Rodriguez, who boxes as his primary source of income, could not simply drop his gloves and walk away from the sport, however. He had to deal with many steps on his road to accepting what happened, and ultimately, resolving it within himself.
"People kept telling me it wasn't my fault," said Rodriguez. "But in the beginning you don't want to hear that, it was hard to understand that. It came to my mind that what if it happened to me? I wish him the best but this is the sport that we're in. It helps me deal with it a little better."
His next step will have to wait until after his business with Alvarez is settled. Rodriguez says he has not visited with the beleaguered fan favorite yet but is going to "push to see" Diaz after this fight. "I want to hug him so I can wish him the best."
The winner of this bout will likely be named the mandatory to Joshua Clottey, who is in talks for a unification bout with WBO champ Miguel Cotto in June.

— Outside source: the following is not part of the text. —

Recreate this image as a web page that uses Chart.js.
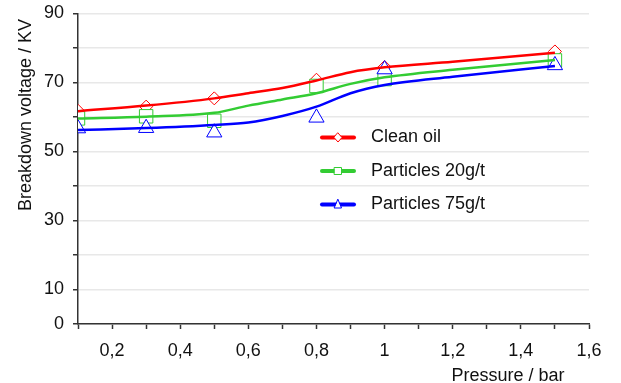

If the IBF approves the unification, Rodriguez could fight the winner. If not, we might see a Rodriguez-Hlatschwayo rematch for a vacant belt.
"At this point, I'm ready for anybody. I'm so frustrated with this crap, the politics where they do whatever they want to do. I don't really care who I fight. I'd fight [WBC titlist] Andre Berto, Clottey, the winner of Clottey versus Cotto. I just want to be next. I've put in a lot of work in my career and it's my time to get an opportunity to fight for a world title."
First things first, however.
"I've got 12 rounds to hurt Alvarez, let's see how many he wants to use."